** WHAT IS EXPECTED **
Go through the entries below and collect each line with the string "script" in it.

════

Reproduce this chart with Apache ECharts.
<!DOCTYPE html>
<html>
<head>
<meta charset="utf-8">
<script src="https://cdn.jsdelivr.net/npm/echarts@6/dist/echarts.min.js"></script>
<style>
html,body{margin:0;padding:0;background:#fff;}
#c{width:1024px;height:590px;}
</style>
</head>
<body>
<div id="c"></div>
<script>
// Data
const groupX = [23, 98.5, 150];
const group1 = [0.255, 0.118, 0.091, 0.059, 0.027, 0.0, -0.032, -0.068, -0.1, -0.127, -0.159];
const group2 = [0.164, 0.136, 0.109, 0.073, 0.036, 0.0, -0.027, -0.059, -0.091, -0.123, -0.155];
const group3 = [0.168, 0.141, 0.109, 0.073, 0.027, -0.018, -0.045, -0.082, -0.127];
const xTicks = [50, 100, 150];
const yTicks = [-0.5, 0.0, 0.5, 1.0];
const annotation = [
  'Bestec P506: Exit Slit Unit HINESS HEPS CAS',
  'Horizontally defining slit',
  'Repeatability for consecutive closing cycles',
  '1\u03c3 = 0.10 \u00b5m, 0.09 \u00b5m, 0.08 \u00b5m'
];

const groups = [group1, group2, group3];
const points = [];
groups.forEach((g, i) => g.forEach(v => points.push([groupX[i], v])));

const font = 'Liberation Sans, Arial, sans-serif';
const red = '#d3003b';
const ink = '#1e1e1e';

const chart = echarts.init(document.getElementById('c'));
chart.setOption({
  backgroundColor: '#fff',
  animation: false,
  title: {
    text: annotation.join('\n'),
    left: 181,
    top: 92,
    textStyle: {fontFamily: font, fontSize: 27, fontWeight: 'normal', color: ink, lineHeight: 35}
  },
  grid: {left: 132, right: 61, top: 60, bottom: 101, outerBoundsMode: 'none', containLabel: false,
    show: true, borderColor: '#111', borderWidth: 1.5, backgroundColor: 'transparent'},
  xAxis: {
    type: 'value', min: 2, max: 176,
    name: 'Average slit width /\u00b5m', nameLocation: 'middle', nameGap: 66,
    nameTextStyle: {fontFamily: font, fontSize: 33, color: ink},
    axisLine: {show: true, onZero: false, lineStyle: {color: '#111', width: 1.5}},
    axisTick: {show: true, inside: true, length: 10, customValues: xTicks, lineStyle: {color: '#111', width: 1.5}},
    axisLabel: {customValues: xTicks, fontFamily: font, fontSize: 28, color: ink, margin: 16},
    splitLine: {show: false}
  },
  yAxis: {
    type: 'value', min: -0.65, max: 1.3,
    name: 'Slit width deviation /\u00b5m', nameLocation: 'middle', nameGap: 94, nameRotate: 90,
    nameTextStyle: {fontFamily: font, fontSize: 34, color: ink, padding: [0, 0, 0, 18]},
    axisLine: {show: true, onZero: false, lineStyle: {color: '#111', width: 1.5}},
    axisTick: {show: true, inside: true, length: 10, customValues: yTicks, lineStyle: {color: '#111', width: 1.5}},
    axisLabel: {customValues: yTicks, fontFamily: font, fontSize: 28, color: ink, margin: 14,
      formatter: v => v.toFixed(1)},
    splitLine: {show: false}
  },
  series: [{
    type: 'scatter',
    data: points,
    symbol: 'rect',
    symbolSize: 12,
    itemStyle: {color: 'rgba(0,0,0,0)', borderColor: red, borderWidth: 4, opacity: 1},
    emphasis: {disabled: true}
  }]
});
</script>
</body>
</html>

════

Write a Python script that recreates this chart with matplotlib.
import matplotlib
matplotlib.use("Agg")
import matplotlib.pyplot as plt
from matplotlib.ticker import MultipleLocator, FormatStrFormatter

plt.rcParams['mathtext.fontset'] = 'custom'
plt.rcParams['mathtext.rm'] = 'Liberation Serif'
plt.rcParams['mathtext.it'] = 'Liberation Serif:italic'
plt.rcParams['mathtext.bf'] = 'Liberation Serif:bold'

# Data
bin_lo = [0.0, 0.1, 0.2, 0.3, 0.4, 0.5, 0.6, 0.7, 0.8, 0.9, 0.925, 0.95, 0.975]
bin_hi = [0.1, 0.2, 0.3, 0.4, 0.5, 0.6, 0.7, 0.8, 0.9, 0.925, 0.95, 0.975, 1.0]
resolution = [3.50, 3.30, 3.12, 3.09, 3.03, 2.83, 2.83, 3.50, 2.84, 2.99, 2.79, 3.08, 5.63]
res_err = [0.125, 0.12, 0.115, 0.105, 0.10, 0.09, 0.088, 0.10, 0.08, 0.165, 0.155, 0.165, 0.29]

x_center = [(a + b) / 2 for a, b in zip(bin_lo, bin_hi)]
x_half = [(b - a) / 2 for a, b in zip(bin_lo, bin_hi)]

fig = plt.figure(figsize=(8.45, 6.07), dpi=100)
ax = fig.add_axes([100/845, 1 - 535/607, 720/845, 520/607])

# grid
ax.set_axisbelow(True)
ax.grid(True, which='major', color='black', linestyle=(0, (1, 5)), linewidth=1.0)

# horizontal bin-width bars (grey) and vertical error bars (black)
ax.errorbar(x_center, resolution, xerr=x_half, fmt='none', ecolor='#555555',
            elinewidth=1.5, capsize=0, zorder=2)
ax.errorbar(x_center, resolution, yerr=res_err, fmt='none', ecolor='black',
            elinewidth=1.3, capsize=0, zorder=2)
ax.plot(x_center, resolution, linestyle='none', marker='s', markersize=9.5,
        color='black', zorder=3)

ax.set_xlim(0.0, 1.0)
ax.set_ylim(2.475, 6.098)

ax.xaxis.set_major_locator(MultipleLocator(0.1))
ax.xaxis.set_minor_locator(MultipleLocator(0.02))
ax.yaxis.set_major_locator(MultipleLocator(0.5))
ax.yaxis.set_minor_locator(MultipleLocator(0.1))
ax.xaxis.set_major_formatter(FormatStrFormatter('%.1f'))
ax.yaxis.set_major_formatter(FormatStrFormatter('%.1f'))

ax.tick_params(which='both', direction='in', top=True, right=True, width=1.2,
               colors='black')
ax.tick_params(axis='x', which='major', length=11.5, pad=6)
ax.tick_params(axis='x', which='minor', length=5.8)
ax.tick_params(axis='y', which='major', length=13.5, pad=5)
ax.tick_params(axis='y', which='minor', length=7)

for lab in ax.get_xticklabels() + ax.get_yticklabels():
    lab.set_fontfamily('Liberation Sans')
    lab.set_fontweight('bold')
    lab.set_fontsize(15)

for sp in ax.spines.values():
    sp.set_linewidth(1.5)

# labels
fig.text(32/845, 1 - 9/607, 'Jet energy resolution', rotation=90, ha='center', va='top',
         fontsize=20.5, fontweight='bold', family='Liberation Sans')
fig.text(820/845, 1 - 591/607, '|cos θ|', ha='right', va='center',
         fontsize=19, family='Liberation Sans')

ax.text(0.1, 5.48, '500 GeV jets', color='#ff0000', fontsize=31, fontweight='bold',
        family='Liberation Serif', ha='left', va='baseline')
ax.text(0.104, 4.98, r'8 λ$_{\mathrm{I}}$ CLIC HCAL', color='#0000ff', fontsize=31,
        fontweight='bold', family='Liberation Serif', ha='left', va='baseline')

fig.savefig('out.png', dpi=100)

════

** RESPONSE FOR THIS EXERCISE **
<script src="https://cdn.jsdelivr.net/npm/echarts@6/dist/echarts.min.js"></script>
<script>
</script>
Write a Python script that recreates this chart with matplotlib.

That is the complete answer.